Çağımızın temel sorunlarından biri, Batılı emperyalistlerin geliştirmiş olduğu büyüme modelidir. Büyüme, mal ve hizmet üretiminin artmasıdır, zenginler alım güçleri sayesinde üretilen mal ve hizmetten sorunsuz bir biçimde yararlanırlar, durumu el vermeyenler ise ya mahrum kalır ya da mal ve hizmet alabilmek için borçlanırlar. Sermayenin daha çok mal ve hizmet satabilmesi için daha çok üretmesi gerekmektedir, daha çok kâr için maliyet hesabı yapılır, neticede amele (işçi) köleye dönüşür. Kısacası sömürü düzeni büyümeyi ilahlaştırır, ameleyi de ona kurban olarak sunar.
Allah, risaletini tebliğ edecek insanları kodamanlar arasından seçmemiştir, seçilmiş kişiler mustaz’aflarla oturup kalktıkları için kodamanlar tarafından kınanmışlardır. Varlıklıların düşmanlığının temelinde malı mülkü kaybetme korkusu yatar, aşağılama, tecrit, sürgün, ölüm tehdidi kullanılan basit yöntemlerdir. Somutlaştıracak olursak Ebu Leheb’in Hz. Peygamber’le şahsi bir meselesi yoktu, mesele mal mülk meselesidir, mal mülk putuna dokunulduğu anda kavga çıkmıştır.

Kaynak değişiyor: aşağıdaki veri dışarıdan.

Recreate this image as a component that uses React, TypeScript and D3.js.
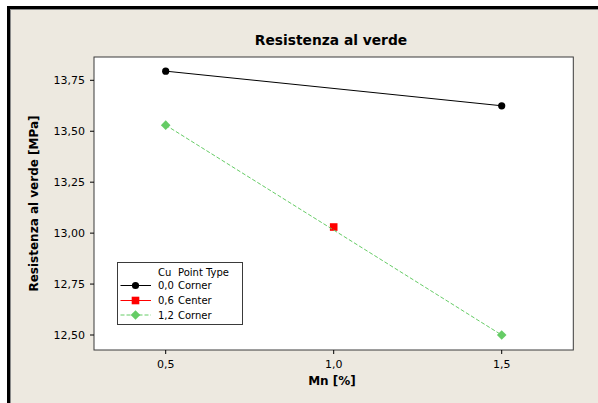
import React from "react";
import * as d3 from "d3";

// Main-effects style interaction plot: green strength vs Mn, by Cu level
const xTicks = [0.5, 1.0, 1.5];
const yTicks = [12.5, 12.75, 13.0, 13.25, 13.5, 13.75];

const cu00Mn = [0.5, 1.5];
const cu00Values = [13.795, 13.625];
const cu06Mn = [1.0];
const cu06Values = [13.03];
const cu12Mn = [0.5, 1.5];
const cu12Values = [13.53, 12.5];

const legendCu = ["0,0", "0,6", "1,2"];
const legendType = ["Corner", "Center", "Corner"];

const W = 598;
const H = 403;
const plot = { left: 94, top: 57, right: 573.3, bottom: 350 };
const FONT = "'DejaVu Sans', Verdana, sans-serif";
const BG = "#EDE9E0";

const fmt = (v: number, d: number) => v.toFixed(d).replace(".", ",");

type Series = {
  xs: number[];
  ys: number[];
  color: string;
  marker: "circle" | "square" | "diamond";
  dash?: string;
  width: number;
};

const series: Series[] = [
  { xs: cu00Mn, ys: cu00Values, color: "#000000", marker: "circle", width: 1 },
  { xs: cu06Mn, ys: cu06Values, color: "#FF0000", marker: "square", width: 1 },
  { xs: cu12Mn, ys: cu12Values, color: "#66CC66", marker: "diamond", dash: "4,2", width: 1 },
];

function Marker({ kind, cx, cy, color }: { kind: Series["marker"]; cx: number; cy: number; color: string }) {
  if (kind === "circle") return <circle cx={cx} cy={cy} r={3.6} fill={color} />;
  if (kind === "square") return <rect x={cx - 3.8} y={cy - 3.8} width={7.6} height={7.6} fill={color} />;
  const s = 4.8;
  return <path d={`M${cx},${cy - s}L${cx + s},${cy}L${cx},${cy + s}L${cx - s},${cy}Z`} fill={color} />;
}

export default function App() {
  const x = d3.scaleLinear().domain([0.2866, 1.7131]).range([plot.left, plot.right]);
  const y = d3.scaleLinear().domain([12.4264, 13.8644]).range([plot.bottom, plot.top]);
  const line = d3
    .line<[number, number]>()
    .x((d) => x(d[0]))
    .y((d) => y(d[1]));

  const legend = { x: 117, y: 262, w: 125, h: 62 };
  const rowY = [285.5, 300.5, 315];

  return (
    <svg
      width={W}
      height={H}
      style={{ position: "absolute", left: 0, top: 0, display: "block" }}
      fontFamily={FONT}
    >
      {/* window frame */}
      <rect x={0} y={0} width={W} height={H} fill="#ffffff" />
      <rect x={7} y={6} width={W} height={H} fill="#000000" />
      <rect x={10} y={9} width={W} height={H} fill="#8a8a8a" />
      <rect x={11} y={10} width={W} height={H} fill={BG} />

      {/* data region */}
      <rect
        x={plot.left}
        y={plot.top}
        width={plot.right - plot.left}
        height={plot.bottom - plot.top}
        fill="#ffffff"
        stroke="#3a3a3a"
        strokeWidth={1}
      />

      <text x={331} y={45} textAnchor="middle" fontSize={13.8} fontWeight="bold" fill="#000">
        Resistenza al verde
      </text>

      {/* y axis */}
      {yTicks.map((t) => (
        <g key={t}>
          <line x1={plot.left - 4} x2={plot.left} y1={y(t)} y2={y(t)} stroke="#000" />
          <text x={85} y={y(t) + 4} textAnchor="end" fontSize={11} fill="#000">
            {fmt(t, 2)}
          </text>
        </g>
      ))}
      <text
        transform={`translate(38,${(plot.top + plot.bottom) / 2}) rotate(-90)`}
        textAnchor="middle"
        fontSize={12}
        fontWeight="bold"
        fill="#000"
      >
        Resistenza al verde [MPa]
      </text>

      {/* x axis */}
      {xTicks.map((t) => (
        <g key={t}>
          <line x1={x(t)} x2={x(t)} y1={plot.bottom} y2={plot.bottom + 4} stroke="#000" />
          <text x={x(t)} y={368} textAnchor="middle" fontSize={11} fill="#000">
            {fmt(t, 1)}
          </text>
        </g>
      ))}
      <text x={332} y={385} textAnchor="middle" fontSize={12} fontWeight="bold" fill="#000">
        Mn [%]
      </text>

      {/* series */}
      {series.map((s, i) => {
        const pts = s.xs.map((v, j) => [v, s.ys[j]] as [number, number]);
        return (
          <g key={i}>
            {pts.length > 1 && (
              <path
                d={line(pts) || ""}
                fill="none"
                stroke={s.color}
                strokeWidth={s.width}
                strokeDasharray={s.dash}
              />
            )}
            {pts.map((p, j) => (
              <Marker key={j} kind={s.marker} cx={x(p[0])} cy={y(p[1])} color={s.color} />
            ))}
          </g>
        );
      })}

      {/* legend */}
      <rect
        x={legend.x + 0.5}
        y={legend.y + 0.5}
        width={legend.w}
        height={legend.h}
        fill="#ffffff"
        stroke="#3a3a3a"
      />
      <text x={158} y={276} fontSize={10} fill="#000">
        Cu
      </text>
      <text x={178} y={276} fontSize={10} fill="#000">
        Point Type
      </text>
      {series.map((s, i) => (
        <g key={i}>
          <line
            x1={120.5}
            x2={151}
            y1={rowY[i]}
            y2={rowY[i]}
            stroke={s.color}
            strokeDasharray={s.dash}
          />
          <Marker kind={s.marker} cx={135.5} cy={rowY[i]} color={s.color} />
          <text x={158} y={rowY[i] + 3.5} fontSize={10} fill="#000">
            {legendCu[i]}
          </text>
          <text x={178} y={rowY[i] + 3.5} fontSize={10} fill="#000">
            {legendType[i]}
          </text>
        </g>
      ))}
    </svg>
  );
}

Müslümanların kapitalist itikadı içselleştirmeleri, maddiyatı ilahlaştırmaları, sömürü çarkını takviye etmeleri kabul edilemez; insanlığı iflasa sürükleyen dünya düzenini ortadan kaldırmaları umulur. Ya da yaşadığımız çağda kapitalizmin İslam’ın en mükemmel yorumu yahut pratikte en mükemmel uygulanışı olduğunu hiçbir şüpheye yer bırakmaksızın ikrar etmeliler.